My kids got 36 perch sunday and 2 baskets of big blues ended up with 12.5 lbs of fillets. I saw a lot of bass boats pulling bass around the dock while i was working on the big boat. Monday me and my buddy filled a 5 gallon bucket full of big gills in 3 hrs.


----------



## Jvthoma (Aug 1, 2012)

I have been fishing East Harbor for Bass since I was eight. I'm 21 now. I find it hard to believe any large number of perch were caught in the Harbor. It is very shallow and weedy which is not ideal for yellow perch. However, crappie, gills and rock bass are all panfish that I have caught in significant numbers. As far as protection from the wind, The whole harbor is surrounded by trees, and will be significantly less windy than any area on the lake. At any rate, it would be the most calm with a south wind. I have had a great amount of success fishing underneath docks and boats with Texas rigged soft plastics for largemouth. If you do fish the private docks from a boat, respect the property of the owners. For the smaller panfish, I use 1/8 ounce maribou jigs, which will also catch largemouth too. Friendly reminder, no bass can be kept until June or July, (I'm not sure which because I never keep bass). Please respect these rules and c&r bass caught, keeping them this time of the year IS poaching. In the fall when the water temps are colder in the harbor than the lake, you can fish the channel opening to the lake, as all the bass travel there in search of the warmer water.

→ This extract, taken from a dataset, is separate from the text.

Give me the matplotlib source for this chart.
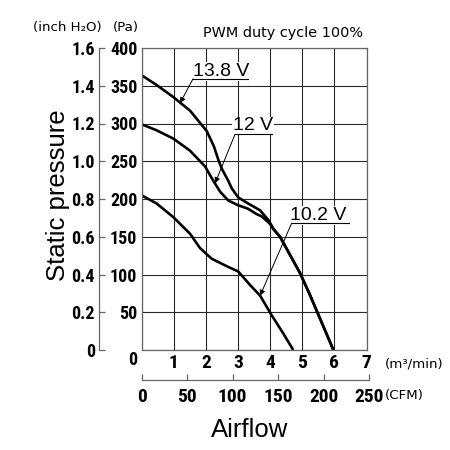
import numpy as np
import matplotlib
matplotlib.use("Agg")
import matplotlib.pyplot as plt
from matplotlib import font_manager

# ----------------------------------------------------------------------
# data (airflow m3/min, static pressure Pa)
# ----------------------------------------------------------------------
q_138 = [0, 0.47, 0.99, 1.51, 2.03, 2.25, 2.39, 2.5, 2.6, 2.7, 2.81, 3.01, 3.32, 3.69,
         3.95, 4.1, 4.31, 4.62, 4.93, 5.24, 5.55, 5.81, 5.97]
p_138 = [364, 351, 335, 317, 290, 270, 252, 240, 232, 224, 214, 202, 194, 185,
         172, 161, 150, 126, 102, 73, 42, 16, 0]

q_12 = [0, 0.47, 0.99, 1.51, 1.98, 2.18, 2.44, 2.7, 2.99, 3.32, 3.58, 3.74, 4.0, 4.1,
        4.31, 4.62, 4.93, 5.24, 5.55, 5.81, 5.97]
p_12 = [299, 291, 280, 264, 243, 228, 210, 198, 192, 187, 180, 177, 167, 160,
        150, 126, 102, 73, 42, 16, 0]

q_102 = [0, 0.47, 0.99, 1.51, 1.82, 2.18, 2.65, 3.01, 3.38, 3.69, 4.05, 4.41, 4.72]
p_102 = [205, 194, 176, 154, 135, 121, 111, 104, 86, 72, 46, 22, 0]

labels = ["13.8 V", "12 V", "10.2 V"]
label_xy = [(1.6, 363), (2.85, 291), (4.62, 172)]        # text left / baseline
underline = [(1.6, 3.31, 359), (2.91, 4.05, 285.7), (4.67, 6.44, 167.8)]
arrow_tip = [(1.2, 327), (2.29, 221), (3.69, 72)]

pa_ticks = [0, 50, 100, 150, 200, 250, 300, 350, 400]
inch_ticks = [0, 0.2, 0.4, 0.6, 0.8, 1.0, 1.2, 1.4, 1.6]
m3_ticks = [1, 2, 3, 4, 5, 6, 7]
cfm_ticks = [0, 50, 100, 150, 200, 250]
M3_PER_CFM = 0.0283168

# ----------------------------------------------------------------------
# fonts
# ----------------------------------------------------------------------
names = {f.name for f in font_manager.fontManager.ttflist}
narrow = "DejaVu Sans"
for cand in ["Liberation Sans Narrow", "DejaVu Sans Condensed", "Roboto Condensed"]:
    if cand in names:
        narrow = cand
        break
plain = ["Liberation Sans", "DejaVu Sans"]
small = ["DejaVu Sans"]
tick_font = dict(family=narrow, weight="bold")

# ----------------------------------------------------------------------
# figure
# ----------------------------------------------------------------------
W = H = 450
fig = plt.figure(figsize=(4.5, 4.5), dpi=100)
fig.patch.set_facecolor("white")

left, right, top, bottom = 141.5, 366.5, 48, 350
ax = fig.add_axes([left / W, 1 - bottom / H, (right - left) / W, (bottom - top) / H])
ax.set_xlim(0, 7)
ax.set_ylim(0, 400)
ax.set_xticks(range(0, 8))
ax.set_yticks(pa_ticks)
ax.grid(True, color="#2a2a2a", linewidth=0.8)
ax.set_axisbelow(True)
for s in ax.spines.values():
    s.set_color("#666666")
    s.set_linewidth(0.9)
ax.tick_params(length=0)
ax.set_xticklabels([""] + [str(t) for t in m3_ticks], fontsize=14, **tick_font)
ax.set_yticklabels([""] + [str(t) for t in pa_ticks[1:]], fontsize=13, **tick_font)
ax.tick_params(axis="x", pad=3)
ax.tick_params(axis="y", pad=3)
ax.text(-0.26, -13, "0", ha="center", va="center", fontsize=13, clip_on=False, **tick_font)

for q, p in [(q_138, p_138), (q_12, p_12), (q_102, p_102)]:
    ax.plot(q, p, color="black", linewidth=1.9, solid_joinstyle="round",
            solid_capstyle="butt", zorder=2)

for lab, (tx, ty), (u0, u1, uy), (ax_, ay_) in zip(labels, label_xy, underline, arrow_tip):
    ax.text(tx, ty, lab, fontsize=14, family=plain, ha="left", va="baseline",
            bbox=dict(facecolor="white", edgecolor="none", pad=0.5), zorder=3)
    ax.plot([u0, u1], [uy, uy], color="black", linewidth=0.8, zorder=4)
    ax.annotate("", xy=(ax_, ay_), xytext=(u0, uy),
                arrowprops=dict(arrowstyle="-|>", color="black", lw=0.7,
                                mutation_scale=8, shrinkA=0, shrinkB=0),
                zorder=4)

# inch H2O axis (left)
inch_x = 99
axi = fig.add_axes([inch_x / W, 1 - bottom / H, 0.001, (bottom - top) / H])
axi.set_ylim(0, 1.6)
axi.set_xticks([])
for k in ["top", "right", "bottom"]:
    axi.spines[k].set_visible(False)
axi.spines["left"].set_color("#666666")
axi.spines["left"].set_linewidth(0.9)
axi.patch.set_alpha(0)
axi.set_yticks(inch_ticks)
axi.set_yticklabels(["0" if t == 0 else f"{t:.1f}" for t in inch_ticks], fontsize=13, **tick_font)
axi.tick_params(axis="y", direction="in", length=4.5, width=0.9, color="#666666", pad=3)

# CFM axis (bottom)
cfm_y = 380
cfm_w = (right - left) * (cfm_ticks[-1] * M3_PER_CFM / 7)
axc = fig.add_axes([left / W, 1 - cfm_y / H, cfm_w / W, 0.001])
axc.set_xlim(0, cfm_ticks[-1])
axc.set_yticks([])
for k in ["top", "right", "left"]:
    axc.spines[k].set_visible(False)
axc.spines["bottom"].set_color("#666666")
axc.spines["bottom"].set_linewidth(0.9)
axc.patch.set_alpha(0)
axc.set_xticks(cfm_ticks)
axc.set_xticklabels([str(t) for t in cfm_ticks], fontsize=14, **tick_font)
axc.tick_params(axis="x", direction="in", length=4, width=0.9, color="#666666", pad=6)

# texts
fig.text(58 / W, 1 - 195 / H, "Static pressure", rotation=90, ha="center", va="center",
         fontsize=18.5, family=plain)
fig.text(250 / W, 1 - 430 / H, "Airflow", ha="center", va="center", fontsize=18.5, family=plain)
fig.text(363 / W, 1 - 33 / H, "PWM duty cycle 100%", ha="right", va="center",
         fontsize=10.4, family=small)
fig.text(33 / W, 1 - 28 / H, "(inch H\u2082O)", ha="left", va="center", fontsize=9.6, family=small)
fig.text(113 / W, 1 - 28 / H, "(Pa)", ha="left", va="center", fontsize=9.6, family=small)
fig.text(385 / W, 1 - 364 / H, "(m\u00b3/min)", ha="left", va="center", fontsize=9.6, family=small)
fig.text(385 / W, 1 - 396 / H, "(CFM)", ha="left", va="center", fontsize=9.6, family=small)

fig.savefig("out.png", dpi=100, facecolor="white")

Hope any of this info helps and tight lines!


----------



## Scum_Frog (Apr 3, 2009)

perch are all over in east and west harbor. Perch love the weeds....and if you know east harbor well then think of the main channel how deep it is and the channel that runs through east harbor for the big boats to travel. PLENTY deep enough....plus clear healthy water with a ton of oxygen in it.....good place for a ton of species....heck even pike! Goodluck man post some pics up as well!


----------



## Jvthoma (Aug 1, 2012)

Pike will only be in East Harbor in early spring and late fall if at all. That channel is only about 15 feet deep. They are doing a dredging project because the Harbor was only about 7-8 feet deep at the deepest points outside of the channel (I could touch bottom, and only have about a foot of water over my head while water skiing in the middle). I would be very impressed if anyone pulled a large number of perch out of East Harbor this late in the spring, and would be shocked to see a pike caught at this time of the year. Perch prefer colder, deeper water from my experience, and you would have much better luck trying somewhere like North of Kelley's Island where the water reaches over 40 ft in some spots for perch. There may be a few stray yellow perch, but the harbor gets too warm to hold enough perch to catch a limit since it is so shallow. If you want to have a good day on the water there, target largemouth. They have very good numbers in the harbor. Hopefully you have a good day and look forward to seeing any pics!


----------



## Bhunter527 (Aug 23, 2012)

Me and the girlfriend pulled 12 yellow perch out of east harbor last weekend (5/25/13) at approx 22:00. If you guys say they aren't there, I guess I have frozen dog turd fillets in my freezer! Lol. 
Happy fishing regardless!


Posted using Outdoor Hub Campfire


----------



## Jvthoma (Aug 1, 2012)

I didn't say they aren't there, I was just stating that there are only stray perch there. When we take the boat for perch north or east of Kelley's, we catch our limit within three or four hours on some days. The number of perch in East Harbor is minuscule compared to spots you can find on the lake. They will not school up in the Harbor is all I am trying to say.


----------



## Bhunter527 (Aug 23, 2012)

No doubt about that, the fish out in the traditional areas are larger, and in bigger quantities.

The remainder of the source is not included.